Look through the material below and count the lines with the string "chart". Report only the count.

--- BEGIN ---

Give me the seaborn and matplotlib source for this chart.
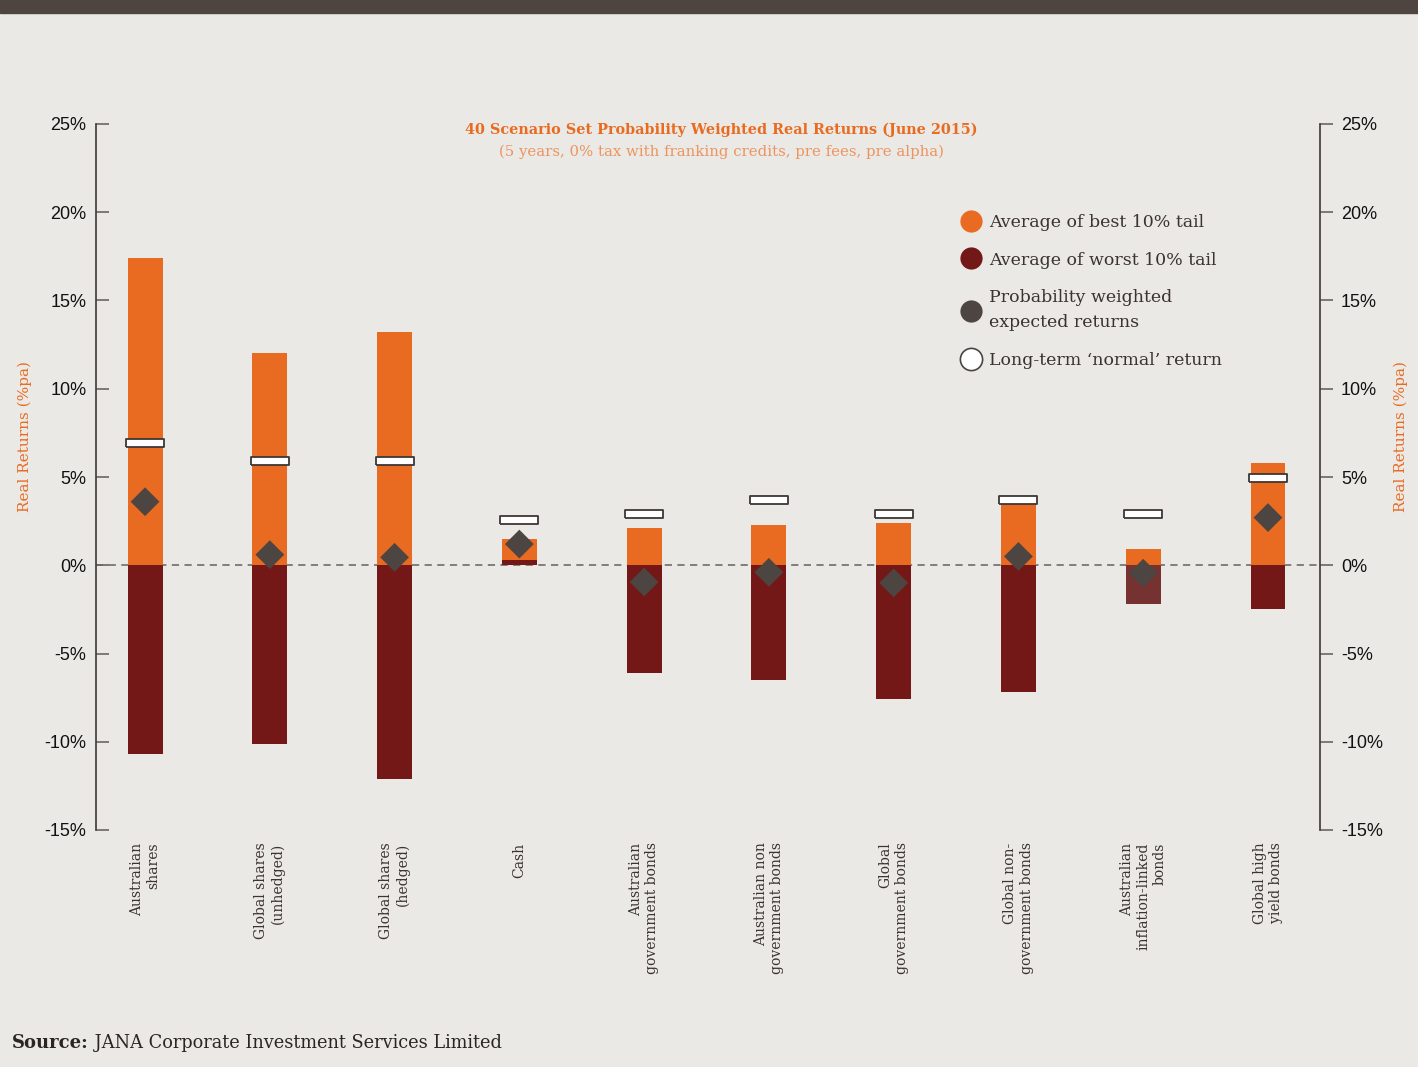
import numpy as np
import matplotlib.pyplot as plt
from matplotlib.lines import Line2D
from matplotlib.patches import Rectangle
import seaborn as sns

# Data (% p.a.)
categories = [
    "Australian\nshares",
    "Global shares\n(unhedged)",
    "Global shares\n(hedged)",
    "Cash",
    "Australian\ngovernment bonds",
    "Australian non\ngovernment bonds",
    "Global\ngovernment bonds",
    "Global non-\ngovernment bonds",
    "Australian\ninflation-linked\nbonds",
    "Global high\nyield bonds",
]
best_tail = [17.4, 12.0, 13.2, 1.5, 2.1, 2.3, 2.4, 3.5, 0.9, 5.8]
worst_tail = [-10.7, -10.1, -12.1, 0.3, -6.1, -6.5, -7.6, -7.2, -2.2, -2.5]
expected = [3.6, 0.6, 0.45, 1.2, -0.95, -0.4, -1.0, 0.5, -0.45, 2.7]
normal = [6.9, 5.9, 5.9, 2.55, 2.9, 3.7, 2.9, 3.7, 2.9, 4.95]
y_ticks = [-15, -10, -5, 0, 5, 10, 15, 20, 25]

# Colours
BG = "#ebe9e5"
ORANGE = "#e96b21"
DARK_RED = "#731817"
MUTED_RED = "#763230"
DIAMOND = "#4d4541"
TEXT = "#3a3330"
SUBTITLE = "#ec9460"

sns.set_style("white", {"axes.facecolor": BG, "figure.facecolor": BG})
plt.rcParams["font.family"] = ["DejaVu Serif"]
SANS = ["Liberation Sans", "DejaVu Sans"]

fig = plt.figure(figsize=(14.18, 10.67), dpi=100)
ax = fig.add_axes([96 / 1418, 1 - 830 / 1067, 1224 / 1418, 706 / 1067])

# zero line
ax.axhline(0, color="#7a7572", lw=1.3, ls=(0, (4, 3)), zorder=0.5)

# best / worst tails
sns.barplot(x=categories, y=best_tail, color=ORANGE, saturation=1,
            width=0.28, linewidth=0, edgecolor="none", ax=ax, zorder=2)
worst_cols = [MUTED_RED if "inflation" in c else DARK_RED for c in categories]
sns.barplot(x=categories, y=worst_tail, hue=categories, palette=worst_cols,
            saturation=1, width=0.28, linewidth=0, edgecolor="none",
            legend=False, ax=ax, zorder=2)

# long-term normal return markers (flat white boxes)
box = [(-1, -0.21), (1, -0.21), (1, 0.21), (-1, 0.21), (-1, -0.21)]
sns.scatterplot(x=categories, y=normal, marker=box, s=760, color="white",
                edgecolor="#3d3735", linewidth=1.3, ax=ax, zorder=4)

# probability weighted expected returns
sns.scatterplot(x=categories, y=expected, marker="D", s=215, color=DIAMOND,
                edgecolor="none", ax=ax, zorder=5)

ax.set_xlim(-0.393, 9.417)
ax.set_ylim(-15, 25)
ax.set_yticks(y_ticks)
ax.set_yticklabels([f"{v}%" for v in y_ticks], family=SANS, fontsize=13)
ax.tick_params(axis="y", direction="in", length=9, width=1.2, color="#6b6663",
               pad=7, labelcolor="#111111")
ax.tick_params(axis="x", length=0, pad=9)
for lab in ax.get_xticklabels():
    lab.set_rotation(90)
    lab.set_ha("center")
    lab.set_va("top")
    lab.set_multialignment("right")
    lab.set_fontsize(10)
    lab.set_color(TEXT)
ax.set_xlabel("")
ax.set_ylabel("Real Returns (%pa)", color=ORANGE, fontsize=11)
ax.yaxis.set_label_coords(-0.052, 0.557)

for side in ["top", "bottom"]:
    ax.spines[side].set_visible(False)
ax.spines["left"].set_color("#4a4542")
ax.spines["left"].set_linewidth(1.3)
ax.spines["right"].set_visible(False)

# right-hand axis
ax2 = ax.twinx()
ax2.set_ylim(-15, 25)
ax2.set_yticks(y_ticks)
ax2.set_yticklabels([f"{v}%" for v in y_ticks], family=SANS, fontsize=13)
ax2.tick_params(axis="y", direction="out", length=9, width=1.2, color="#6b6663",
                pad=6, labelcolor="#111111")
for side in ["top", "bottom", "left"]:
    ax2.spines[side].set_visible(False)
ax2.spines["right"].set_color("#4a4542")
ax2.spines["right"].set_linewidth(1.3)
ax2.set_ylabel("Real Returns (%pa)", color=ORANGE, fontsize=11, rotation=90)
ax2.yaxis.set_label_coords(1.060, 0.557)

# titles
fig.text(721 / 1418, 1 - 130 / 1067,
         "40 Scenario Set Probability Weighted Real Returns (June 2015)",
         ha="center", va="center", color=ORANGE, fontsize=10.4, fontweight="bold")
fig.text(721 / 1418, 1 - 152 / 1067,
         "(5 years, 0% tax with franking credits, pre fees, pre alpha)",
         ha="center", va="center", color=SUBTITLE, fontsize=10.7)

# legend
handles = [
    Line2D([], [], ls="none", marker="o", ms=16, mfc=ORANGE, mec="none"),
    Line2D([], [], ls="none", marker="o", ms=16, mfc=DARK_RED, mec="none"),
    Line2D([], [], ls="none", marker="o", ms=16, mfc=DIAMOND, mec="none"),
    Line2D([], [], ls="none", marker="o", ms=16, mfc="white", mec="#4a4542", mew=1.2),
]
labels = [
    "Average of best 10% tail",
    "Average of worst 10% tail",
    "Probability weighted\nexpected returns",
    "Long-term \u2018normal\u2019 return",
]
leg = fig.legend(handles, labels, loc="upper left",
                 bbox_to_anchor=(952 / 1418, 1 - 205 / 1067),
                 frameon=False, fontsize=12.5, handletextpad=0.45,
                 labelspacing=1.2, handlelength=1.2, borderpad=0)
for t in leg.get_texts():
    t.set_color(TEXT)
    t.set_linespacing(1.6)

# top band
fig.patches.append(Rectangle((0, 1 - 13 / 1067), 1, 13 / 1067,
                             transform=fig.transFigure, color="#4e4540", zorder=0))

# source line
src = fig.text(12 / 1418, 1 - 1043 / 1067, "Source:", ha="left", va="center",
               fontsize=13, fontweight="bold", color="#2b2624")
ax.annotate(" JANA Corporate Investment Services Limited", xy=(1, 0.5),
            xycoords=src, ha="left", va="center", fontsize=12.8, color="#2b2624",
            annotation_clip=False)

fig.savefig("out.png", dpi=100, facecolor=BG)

--- END ---

SOLUTION TO THIS PROBLEM:
1